*SPAM* [funsec] More info on malware-scan.com ads on newspaper Web sites

Larry Seltzer Larry at larryseltzer.com
Sat Nov 10 18:19:51 CST 2007


I reported on something similar at Ynetnews (see http://blogs.pcmag.com/securitywatch/2007/11/and_suddenly_some_strange_site.php) about a week ago. I wonder if it's the same ad network.

The Ynet attacks persist. They knew about it probably at least 10 days ago and I saw it again yesterday, this time in Firefox. 
 
Larry Seltzer
eWEEK.com Security Center Editor
http://security.eweek.com/
http://blogs.pcmag.com/securitywatch/
Contributing Editor, PC Magazine
larry.seltzer at ziffdavisenterprise.com

--------------------------------------------------------------------------------
From: funsec-bounces at linuxbox.org [mailto:funsec-bounces at linuxbox.org] On Behalf Of rms at computerbytesman.com
Sent: Saturday, November 10, 2007 6:38 PM
To: funsec at linuxbox.org
Subject: *SPAM* [funsec] More info on malware-scan.com ads on newspaper Web sites


Holy sh**.

Richard


http://www.azstarnet.com/business/209714

Maliciously coded online ad caused Star's Web site problems

By Jack Gillum

ARIZONA DAILY STAR

Tucson, Arizona | Published: 11.03.2007

advertisement



A maliciously coded online advertisement was responsible for causing problems for Tucson Newspapers' Web sites this week, the company said Friday.

 

The ads, which the company said were purchased with a fraudulent credit-card number, directed some Web visitors to sites that could have installed harmful software, or "malware."

 

The problem was reported Wednesday by the Pima County Department of Environmental Quality, which advised its employees not to visit the Arizona Daily Star Web site over computer-safety concerns.
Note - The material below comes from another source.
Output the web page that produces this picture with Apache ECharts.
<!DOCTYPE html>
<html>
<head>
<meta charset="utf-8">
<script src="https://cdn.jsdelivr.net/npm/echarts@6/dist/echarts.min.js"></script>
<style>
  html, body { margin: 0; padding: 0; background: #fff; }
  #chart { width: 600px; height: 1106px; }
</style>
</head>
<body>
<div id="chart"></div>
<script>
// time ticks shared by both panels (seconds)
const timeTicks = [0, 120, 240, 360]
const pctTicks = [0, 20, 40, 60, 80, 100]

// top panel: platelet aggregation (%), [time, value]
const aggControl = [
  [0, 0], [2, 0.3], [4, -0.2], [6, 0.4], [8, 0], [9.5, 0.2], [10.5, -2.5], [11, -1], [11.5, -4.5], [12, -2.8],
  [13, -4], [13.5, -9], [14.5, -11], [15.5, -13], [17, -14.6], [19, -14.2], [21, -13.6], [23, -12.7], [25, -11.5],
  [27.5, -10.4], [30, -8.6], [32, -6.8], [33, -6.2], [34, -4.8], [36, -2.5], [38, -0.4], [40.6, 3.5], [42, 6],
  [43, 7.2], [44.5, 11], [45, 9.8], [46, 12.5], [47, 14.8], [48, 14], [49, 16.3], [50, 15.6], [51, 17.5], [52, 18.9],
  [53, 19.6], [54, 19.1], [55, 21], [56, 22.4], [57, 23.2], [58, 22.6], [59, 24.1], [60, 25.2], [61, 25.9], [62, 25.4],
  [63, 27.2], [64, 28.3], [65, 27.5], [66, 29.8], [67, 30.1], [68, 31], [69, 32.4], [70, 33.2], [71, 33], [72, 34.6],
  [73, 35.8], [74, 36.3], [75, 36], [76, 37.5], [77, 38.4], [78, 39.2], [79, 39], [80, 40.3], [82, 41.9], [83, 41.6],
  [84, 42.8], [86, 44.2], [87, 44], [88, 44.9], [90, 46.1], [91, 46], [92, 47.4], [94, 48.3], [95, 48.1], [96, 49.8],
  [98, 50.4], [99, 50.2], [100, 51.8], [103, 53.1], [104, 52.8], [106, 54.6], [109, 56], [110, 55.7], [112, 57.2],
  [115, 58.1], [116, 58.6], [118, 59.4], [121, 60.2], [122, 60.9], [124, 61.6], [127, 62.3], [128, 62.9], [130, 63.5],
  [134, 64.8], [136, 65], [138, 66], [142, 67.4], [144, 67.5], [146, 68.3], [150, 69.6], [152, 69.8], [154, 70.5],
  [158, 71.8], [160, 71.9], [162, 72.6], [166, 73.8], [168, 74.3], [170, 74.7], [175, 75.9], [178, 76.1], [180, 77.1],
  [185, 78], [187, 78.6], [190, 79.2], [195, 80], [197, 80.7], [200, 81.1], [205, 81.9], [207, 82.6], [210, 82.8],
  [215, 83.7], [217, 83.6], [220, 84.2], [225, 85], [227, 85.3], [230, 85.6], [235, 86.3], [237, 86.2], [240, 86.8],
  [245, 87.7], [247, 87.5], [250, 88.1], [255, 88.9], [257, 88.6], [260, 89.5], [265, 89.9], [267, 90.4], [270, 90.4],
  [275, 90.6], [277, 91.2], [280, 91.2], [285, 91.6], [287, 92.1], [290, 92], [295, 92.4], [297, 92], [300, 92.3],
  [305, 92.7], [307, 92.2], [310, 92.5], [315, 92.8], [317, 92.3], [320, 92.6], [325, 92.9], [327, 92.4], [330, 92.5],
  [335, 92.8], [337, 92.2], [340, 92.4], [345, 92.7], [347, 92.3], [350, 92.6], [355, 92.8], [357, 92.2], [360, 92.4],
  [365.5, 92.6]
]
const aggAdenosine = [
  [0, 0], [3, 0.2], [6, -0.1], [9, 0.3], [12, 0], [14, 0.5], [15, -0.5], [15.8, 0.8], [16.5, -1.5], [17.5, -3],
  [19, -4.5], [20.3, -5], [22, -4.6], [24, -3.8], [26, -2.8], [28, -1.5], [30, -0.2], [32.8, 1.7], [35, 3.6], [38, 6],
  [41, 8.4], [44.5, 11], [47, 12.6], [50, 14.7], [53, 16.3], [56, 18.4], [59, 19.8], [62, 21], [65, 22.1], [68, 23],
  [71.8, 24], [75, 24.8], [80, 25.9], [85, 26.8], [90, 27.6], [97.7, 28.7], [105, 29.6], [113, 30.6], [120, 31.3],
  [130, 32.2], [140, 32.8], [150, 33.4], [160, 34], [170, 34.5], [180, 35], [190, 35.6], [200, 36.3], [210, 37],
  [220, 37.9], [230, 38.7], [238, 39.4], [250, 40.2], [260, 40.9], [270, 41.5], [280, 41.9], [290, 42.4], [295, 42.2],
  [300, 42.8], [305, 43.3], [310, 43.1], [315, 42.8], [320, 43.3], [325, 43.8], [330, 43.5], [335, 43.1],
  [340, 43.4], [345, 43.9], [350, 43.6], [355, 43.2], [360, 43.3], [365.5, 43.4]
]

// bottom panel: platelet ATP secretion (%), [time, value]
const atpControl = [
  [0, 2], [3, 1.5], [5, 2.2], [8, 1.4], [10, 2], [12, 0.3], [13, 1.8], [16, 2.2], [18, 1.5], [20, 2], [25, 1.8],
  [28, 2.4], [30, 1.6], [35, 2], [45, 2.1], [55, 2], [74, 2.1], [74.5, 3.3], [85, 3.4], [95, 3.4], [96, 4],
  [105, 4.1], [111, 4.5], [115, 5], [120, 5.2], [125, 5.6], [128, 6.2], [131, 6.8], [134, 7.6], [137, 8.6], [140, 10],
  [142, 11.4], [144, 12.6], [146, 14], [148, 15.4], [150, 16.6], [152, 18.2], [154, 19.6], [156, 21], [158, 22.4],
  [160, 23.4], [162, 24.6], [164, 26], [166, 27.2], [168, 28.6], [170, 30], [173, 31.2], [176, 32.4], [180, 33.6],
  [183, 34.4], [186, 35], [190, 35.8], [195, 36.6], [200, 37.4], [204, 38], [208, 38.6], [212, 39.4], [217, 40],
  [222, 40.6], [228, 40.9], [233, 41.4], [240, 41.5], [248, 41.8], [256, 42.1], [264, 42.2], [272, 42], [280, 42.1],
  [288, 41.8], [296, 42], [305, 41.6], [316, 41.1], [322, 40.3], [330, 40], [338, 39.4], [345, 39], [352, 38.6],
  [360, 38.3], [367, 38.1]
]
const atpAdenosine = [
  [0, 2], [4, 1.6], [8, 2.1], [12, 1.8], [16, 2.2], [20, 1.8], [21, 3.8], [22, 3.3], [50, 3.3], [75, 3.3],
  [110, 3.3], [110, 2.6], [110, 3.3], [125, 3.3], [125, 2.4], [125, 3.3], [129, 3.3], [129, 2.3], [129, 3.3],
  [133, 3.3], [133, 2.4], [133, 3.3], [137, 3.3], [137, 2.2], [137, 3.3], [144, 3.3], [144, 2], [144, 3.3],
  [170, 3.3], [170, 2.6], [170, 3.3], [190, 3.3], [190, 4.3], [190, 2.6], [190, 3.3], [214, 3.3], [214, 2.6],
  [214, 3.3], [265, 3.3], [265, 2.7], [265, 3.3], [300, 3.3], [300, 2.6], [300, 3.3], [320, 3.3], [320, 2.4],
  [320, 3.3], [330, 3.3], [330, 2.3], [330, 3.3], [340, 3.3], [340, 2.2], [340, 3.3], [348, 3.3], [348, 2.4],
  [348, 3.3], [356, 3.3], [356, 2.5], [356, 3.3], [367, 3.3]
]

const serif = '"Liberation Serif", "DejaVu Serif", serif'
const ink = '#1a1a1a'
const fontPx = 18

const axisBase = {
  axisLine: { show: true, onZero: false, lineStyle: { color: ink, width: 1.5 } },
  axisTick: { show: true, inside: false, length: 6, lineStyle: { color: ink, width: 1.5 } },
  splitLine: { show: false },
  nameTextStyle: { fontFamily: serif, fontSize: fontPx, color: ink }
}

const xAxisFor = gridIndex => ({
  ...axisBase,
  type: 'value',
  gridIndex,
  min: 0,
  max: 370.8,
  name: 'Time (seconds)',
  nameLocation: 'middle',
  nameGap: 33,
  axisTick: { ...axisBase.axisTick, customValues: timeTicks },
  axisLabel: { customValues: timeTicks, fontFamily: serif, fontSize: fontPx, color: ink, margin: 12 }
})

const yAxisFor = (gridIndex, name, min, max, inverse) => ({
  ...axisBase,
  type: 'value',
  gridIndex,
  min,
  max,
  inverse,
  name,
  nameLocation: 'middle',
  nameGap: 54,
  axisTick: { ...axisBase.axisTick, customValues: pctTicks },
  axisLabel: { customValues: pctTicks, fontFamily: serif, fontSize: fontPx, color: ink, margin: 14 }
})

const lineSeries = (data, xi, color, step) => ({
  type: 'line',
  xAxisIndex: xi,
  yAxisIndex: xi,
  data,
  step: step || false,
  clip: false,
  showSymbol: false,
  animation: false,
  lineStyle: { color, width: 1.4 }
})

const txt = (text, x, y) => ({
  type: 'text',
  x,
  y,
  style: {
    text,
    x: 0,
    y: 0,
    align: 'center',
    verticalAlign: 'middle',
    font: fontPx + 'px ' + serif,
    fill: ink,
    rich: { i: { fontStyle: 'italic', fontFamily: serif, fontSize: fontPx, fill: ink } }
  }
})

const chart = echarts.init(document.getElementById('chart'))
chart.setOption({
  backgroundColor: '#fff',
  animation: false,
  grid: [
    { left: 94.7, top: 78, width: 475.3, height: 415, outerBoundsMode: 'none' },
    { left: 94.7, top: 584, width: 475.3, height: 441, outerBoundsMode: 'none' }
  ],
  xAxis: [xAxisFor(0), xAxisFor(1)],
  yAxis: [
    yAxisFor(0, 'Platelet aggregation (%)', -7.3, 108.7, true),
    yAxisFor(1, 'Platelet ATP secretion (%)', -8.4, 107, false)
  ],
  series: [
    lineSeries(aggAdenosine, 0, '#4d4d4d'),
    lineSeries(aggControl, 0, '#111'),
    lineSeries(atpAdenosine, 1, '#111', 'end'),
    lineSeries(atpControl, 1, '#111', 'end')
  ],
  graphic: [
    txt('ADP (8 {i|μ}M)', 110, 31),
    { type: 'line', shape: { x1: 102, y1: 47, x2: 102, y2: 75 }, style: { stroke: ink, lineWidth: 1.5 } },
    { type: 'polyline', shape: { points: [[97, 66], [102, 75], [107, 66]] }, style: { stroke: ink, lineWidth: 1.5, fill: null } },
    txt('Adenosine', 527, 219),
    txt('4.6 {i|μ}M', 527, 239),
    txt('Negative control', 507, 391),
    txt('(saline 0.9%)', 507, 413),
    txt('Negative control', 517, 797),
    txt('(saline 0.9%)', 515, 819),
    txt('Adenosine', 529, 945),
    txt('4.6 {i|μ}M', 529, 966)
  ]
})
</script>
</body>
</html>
When their employees visited the Star's site, anti-virus software alerted them of trouble.

 

The fraudulent ad purchase was discovered Wednesday and the ad was removed Thursday, said Susan Hardin, director of online for Tucson Newspapers, which is jointly owned by the Arizona Daily Star and Tucson Citizen newspapers.

 

Hardin said the ads in question were bought by a company called ForceUp, which could not be reached for comment because a phone number for the company at an Idaho area code was disconnected, and an e-mail contact form was inaccessible.

 

Affected users were redirected to a different site and then presented with fake virus-scanning software that was itself malicious software.

 

Hardin recommends that users block access to malwarealarm.com, newbieadguide.com, and malware-scan.com, and delete infected files from a computer's PC and Windows registry.

 

Tucson Newspapers previously said that some video advertisements may have been the problem. But as of Friday, the company narrowed down the problem to the suspect ads, which Hardin said were up in the morning hours for the last 10 to 18 days.

 

"This hasn't happened before, and our people reacted very quickly," said Tucson Newspapers President and CEO Mike Jameson. "We'll just have to be more vigilant in the future about these things."

 

The ad, Tucson Newspapers said, circulated to other newspaper sites across the country.